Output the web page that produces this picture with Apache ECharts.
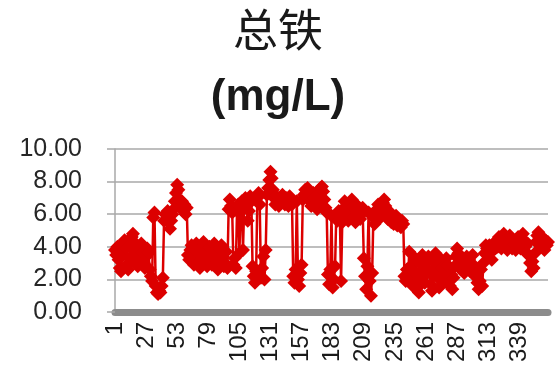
<!DOCTYPE html>
<html>
<head>
<meta charset="utf-8">
<script src="https://cdn.jsdelivr.net/npm/echarts@6/dist/echarts.min.js"></script>
<style>
html,body{margin:0;padding:0;background:#fff;}
#chart{width:556px;height:383px;}
</style>
</head>
<body>
<div id="chart"></div>
<script>
// Title texts
const titleMain = '总铁';
const titleUnit = '(mg/L)';

// Y axis tick values
const yTicks = [0, 2, 4, 6, 8, 10];

// Daily total iron values (mg/L)
const ironValues = [
  3.8, 3.5, 4.0, 3.2, 2.7, 2.5, 3.6, 4.2, 4.4, 3.9, 2.9, 2.6, 3.3, 4.1, 4.6, 4.8, 4.3, 3.7, 3.1, 2.8, 3.5, 4.0, 4.2, 3.6, 3.0, 2.7,
  3.4, 3.9, 3.6, 2.6, 2.2, 1.9, 5.8, 6.1, 1.6, 1.2, 1.1, 1.3, 1.2, 1.6, 2.1, 5.6, 6.0, 5.7, 6.2, 5.5, 5.1, 5.6, 6.0, 6.3, 6.8, 7.3,
  7.8, 7.5, 6.9, 6.4, 6.8, 6.2, 6.6, 6.0, 6.4, 3.5, 3.2, 3.8, 4.1, 3.3, 2.9, 3.6, 4.2, 3.7, 3.1, 2.7, 3.4, 3.9, 4.3, 3.6, 3.0, 2.8,
  3.5, 4.0, 3.3, 2.9, 3.6, 4.2, 3.8, 3.1, 2.6, 3.2, 3.9, 4.1, 3.4, 2.8, 3.0, 3.7, 2.7, 6.3, 6.9, 6.5, 6.1, 2.9, 3.3, 2.7, 6.2, 6.6,
  3.6, 6.4, 6.8, 3.8, 6.5, 7.0, 6.7, 5.6, 6.2, 7.1, 6.8, 2.8, 2.2, 1.8, 2.5, 7.0, 7.3, 6.6, 2.1, 2.7, 3.4, 2.0, 3.8, 7.2, 7.6, 8.1, 8.6,
  8.2, 7.5, 7.0, 6.6, 7.1, 6.8, 6.5, 7.0, 6.7, 7.2, 6.9, 6.6, 7.0, 6.8, 6.5, 7.1, 6.9, 6.6, 2.2, 1.8, 2.6, 6.8, 2.0, 1.6, 2.4, 2.9, 6.9, 7.2, 7.5, 7.3,
  7.6, 7.2, 6.8, 6.5, 6.9, 7.3, 7.0, 6.6, 6.3, 6.7, 7.2, 7.6, 7.7, 7.4, 6.9, 6.4, 6.1, 2.3, 1.7, 2.6, 5.9, 1.5, 2.0, 2.8, 6.0, 5.6, 6.2, 5.8, 1.9, 5.5,
  6.3, 6.8, 6.5, 6.0, 5.6, 6.2, 6.6, 6.9, 6.4, 5.8, 5.5, 6.1, 6.5, 6.2, 5.7, 6.0, 6.4, 3.3, 2.2, 1.4, 2.8, 6.1, 1.9, 1.0, 2.4, 5.8, 5.4, 6.0, 6.3, 6.6,
  6.2, 5.8, 6.4, 6.7, 6.9, 6.5, 6.1, 5.7, 6.2, 5.9, 5.5, 5.8, 5.4, 5.6, 5.9, 5.3, 5.7, 5.5, 5.2, 5.6, 5.4, 2.2, 1.9, 2.6, 2.1, 3.7, 2.8, 2.0, 1.6, 2.5,
  3.3, 2.4, 1.5, 1.2, 2.0, 2.9, 3.5, 2.6, 1.8, 2.3, 3.1, 3.4, 2.5, 1.7, 1.3, 2.2, 3.0, 3.6, 2.8, 2.1, 1.5, 2.4, 3.2, 2.7, 1.9, 2.5, 3.3, 2.9, 2.2, 1.6,
  2.3, 1.4, 2.1, 2.8, 3.4, 3.9, 3.6, 3.1, 2.6, 3.3, 2.9, 2.4, 3.0, 3.4, 2.7, 3.2, 2.5, 3.0, 3.5, 2.8, 2.2, 2.4, 1.8, 1.4, 1.9, 2.6, 1.6, 3.0, 3.6, 4.1,
  3.9, 3.5, 4.1, 3.7, 3.2, 3.8, 4.2, 3.9, 4.4, 4.0, 4.6, 4.3, 3.9, 4.5, 4.8, 4.4, 4.1, 3.8, 4.3, 4.7, 4.2, 3.9, 4.4, 4.1, 3.8, 4.3, 4.6, 4.2, 3.9, 4.5,
  4.8, 4.4, 4.0, 3.6, 4.2, 3.5, 3.0, 2.5, 3.1, 2.7, 3.6, 4.3, 4.7, 4.9, 4.4, 4.0, 4.6, 4.2, 3.8, 4.4, 4.1, 4.3
];

// Category labels: day numbers 1..N
const categories = [];
for (let i = 1; i <= ironValues.length; i++) categories.push(String(i));

const chart = echarts.init(document.getElementById('chart'), null, {renderer: 'canvas'});
const option = {
  animation: false,
  backgroundColor: '#ffffff',
  title: [
    {
      text: titleMain, left: 'center', top: 2,
      textStyle: {fontFamily: '"Noto Sans CJK SC"', fontSize: 45, fontWeight: 'normal', color: '#1a1a1a'}
    },
    {
      text: titleUnit, left: 'center', top: 71,
      textStyle: {fontFamily: '"Liberation Sans", Arial', fontSize: 44, fontWeight: 'bold', color: '#1a1a1a'}
    }
  ],
  grid: {left: 115, right: 8, top: 149, bottom: 71, containLabel: false},
  xAxis: {
    type: 'category',
    data: categories,
    boundaryGap: false,
    offset: 3,
    axisLine: {show: true, lineStyle: {color: '#8c8c8c', width: 7}},
    axisTick: {show: false},
    axisLabel: {
      interval: 25, rotate: 90, margin: 7,
      fontFamily: '"Liberation Sans", Arial', fontSize: 24, color: '#1a1a1a'
    },
    splitLine: {show: false}
  },
  yAxis: {
    type: 'value',
    min: yTicks[0], max: yTicks[yTicks.length - 1], interval: yTicks[1] - yTicks[0],
    axisLine: {show: true, lineStyle: {color: '#a8a8a8', width: 1.5}},
    axisTick: {show: true, length: 8, lineStyle: {color: '#a8a8a8', width: 1.5}},
    axisLabel: {
      margin: 33, formatter: v => v.toFixed(2),
      fontFamily: '"Liberation Sans", Arial', fontSize: 25, color: '#262626'
    },
    splitLine: {show: true, lineStyle: {color: '#a8a8a8', width: 1.5}}
  },
  series: [{
    type: 'line',
    data: ironValues,
    symbol: 'diamond',
    symbolSize: 14,
    showAllSymbol: true,
    lineStyle: {color: '#dc0000', width: 2.5},
    itemStyle: {color: '#dc0000'}
  }]
};
chart.setOption(option);
</script>
</body>
</html>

++++++++

→ **Problem to solve**
Repeat the data above exactly, but not the pictures.

→ **Expected answer**
Output the web page that produces this picture with Apache ECharts.
<!DOCTYPE html>
<html>
<head>
<meta charset="utf-8">
<script src="https://cdn.jsdelivr.net/npm/echarts@6/dist/echarts.min.js"></script>
<style>
html,body{margin:0;padding:0;background:#fff;}
#chart{width:556px;height:383px;}
</style>
</head>
<body>
<div id="chart"></div>
<script>
// Title texts
const titleMain = '总铁';
const titleUnit = '(mg/L)';

// Y axis tick values
const yTicks = [0, 2, 4, 6, 8, 10];

// Daily total iron values (mg/L)
const ironValues = [
  3.8, 3.5, 4.0, 3.2, 2.7, 2.5, 3.6, 4.2, 4.4, 3.9, 2.9, 2.6, 3.3, 4.1, 4.6, 4.8, 4.3, 3.7, 3.1, 2.8, 3.5, 4.0, 4.2, 3.6, 3.0, 2.7,
  3.4, 3.9, 3.6, 2.6, 2.2, 1.9, 5.8, 6.1, 1.6, 1.2, 1.1, 1.3, 1.2, 1.6, 2.1, 5.6, 6.0, 5.7, 6.2, 5.5, 5.1, 5.6, 6.0, 6.3, 6.8, 7.3,
  7.8, 7.5, 6.9, 6.4, 6.8, 6.2, 6.6, 6.0, 6.4, 3.5, 3.2, 3.8, 4.1, 3.3, 2.9, 3.6, 4.2, 3.7, 3.1, 2.7, 3.4, 3.9, 4.3, 3.6, 3.0, 2.8,
  3.5, 4.0, 3.3, 2.9, 3.6, 4.2, 3.8, 3.1, 2.6, 3.2, 3.9, 4.1, 3.4, 2.8, 3.0, 3.7, 2.7, 6.3, 6.9, 6.5, 6.1, 2.9, 3.3, 2.7, 6.2, 6.6,
  3.6, 6.4, 6.8, 3.8, 6.5, 7.0, 6.7, 5.6, 6.2, 7.1, 6.8, 2.8, 2.2, 1.8, 2.5, 7.0, 7.3, 6.6, 2.1, 2.7, 3.4, 2.0, 3.8, 7.2, 7.6, 8.1, 8.6,
  8.2, 7.5, 7.0, 6.6, 7.1, 6.8, 6.5, 7.0, 6.7, 7.2, 6.9, 6.6, 7.0, 6.8, 6.5, 7.1, 6.9, 6.6, 2.2, 1.8, 2.6, 6.8, 2.0, 1.6, 2.4, 2.9, 6.9, 7.2, 7.5, 7.3,
  7.6, 7.2, 6.8, 6.5, 6.9, 7.3, 7.0, 6.6, 6.3, 6.7, 7.2, 7.6, 7.7, 7.4, 6.9, 6.4, 6.1, 2.3, 1.7, 2.6, 5.9, 1.5, 2.0, 2.8, 6.0, 5.6, 6.2, 5.8, 1.9, 5.5,
  6.3, 6.8, 6.5, 6.0, 5.6, 6.2, 6.6, 6.9, 6.4, 5.8, 5.5, 6.1, 6.5, 6.2, 5.7, 6.0, 6.4, 3.3, 2.2, 1.4, 2.8, 6.1, 1.9, 1.0, 2.4, 5.8, 5.4, 6.0, 6.3, 6.6,
  6.2, 5.8, 6.4, 6.7, 6.9, 6.5, 6.1, 5.7, 6.2, 5.9, 5.5, 5.8, 5.4, 5.6, 5.9, 5.3, 5.7, 5.5, 5.2, 5.6, 5.4, 2.2, 1.9, 2.6, 2.1, 3.7, 2.8, 2.0, 1.6, 2.5,
  3.3, 2.4, 1.5, 1.2, 2.0, 2.9, 3.5, 2.6, 1.8, 2.3, 3.1, 3.4, 2.5, 1.7, 1.3, 2.2, 3.0, 3.6, 2.8, 2.1, 1.5, 2.4, 3.2, 2.7, 1.9, 2.5, 3.3, 2.9, 2.2, 1.6,
  2.3, 1.4, 2.1, 2.8, 3.4, 3.9, 3.6, 3.1, 2.6, 3.3, 2.9, 2.4, 3.0, 3.4, 2.7, 3.2, 2.5, 3.0, 3.5, 2.8, 2.2, 2.4, 1.8, 1.4, 1.9, 2.6, 1.6, 3.0, 3.6, 4.1,
  3.9, 3.5, 4.1, 3.7, 3.2, 3.8, 4.2, 3.9, 4.4, 4.0, 4.6, 4.3, 3.9, 4.5, 4.8, 4.4, 4.1, 3.8, 4.3, 4.7, 4.2, 3.9, 4.4, 4.1, 3.8, 4.3, 4.6, 4.2, 3.9, 4.5,
  4.8, 4.4, 4.0, 3.6, 4.2, 3.5, 3.0, 2.5, 3.1, 2.7, 3.6, 4.3, 4.7, 4.9, 4.4, 4.0, 4.6, 4.2, 3.8, 4.4, 4.1, 4.3
];

// Category labels: day numbers 1..N
const categories = [];
for (let i = 1; i <= ironValues.length; i++) categories.push(String(i));

const chart = echarts.init(document.getElementById('chart'), null, {renderer: 'canvas'});
const option = {
  animation: false,
  backgroundColor: '#ffffff',
  title: [
    {
      text: titleMain, left: 'center', top: 2,
      textStyle: {fontFamily: '"Noto Sans CJK SC"', fontSize: 45, fontWeight: 'normal', color: '#1a1a1a'}
    },
    {
      text: titleUnit, left: 'center', top: 71,
      textStyle: {fontFamily: '"Liberation Sans", Arial', fontSize: 44, fontWeight: 'bold', color: '#1a1a1a'}
    }
  ],
  grid: {left: 115, right: 8, top: 149, bottom: 71, containLabel: false},
  xAxis: {
    type: 'category',
    data: categories,
    boundaryGap: false,
    offset: 3,
    axisLine: {show: true, lineStyle: {color: '#8c8c8c', width: 7}},
    axisTick: {show: false},
    axisLabel: {
      interval: 25, rotate: 90, margin: 7,
      fontFamily: '"Liberation Sans", Arial', fontSize: 24, color: '#1a1a1a'
    },
    splitLine: {show: false}
  },
  yAxis: {
    type: 'value',
    min: yTicks[0], max: yTicks[yTicks.length - 1], interval: yTicks[1] - yTicks[0],
    axisLine: {show: true, lineStyle: {color: '#a8a8a8', width: 1.5}},
    axisTick: {show: true, length: 8, lineStyle: {color: '#a8a8a8', width: 1.5}},
    axisLabel: {
      margin: 33, formatter: v => v.toFixed(2),
      fontFamily: '"Liberation Sans", Arial', fontSize: 25, color: '#262626'
    },
    splitLine: {show: true, lineStyle: {color: '#a8a8a8', width: 1.5}}
  },
  series: [{
    type: 'line',
    data: ironValues,
    symbol: 'diamond',
    symbolSize: 14,
    showAllSymbol: true,
    lineStyle: {color: '#dc0000', width: 2.5},
    itemStyle: {color: '#dc0000'}
  }]
};
chart.setOption(option);
</script>
</body>
</html>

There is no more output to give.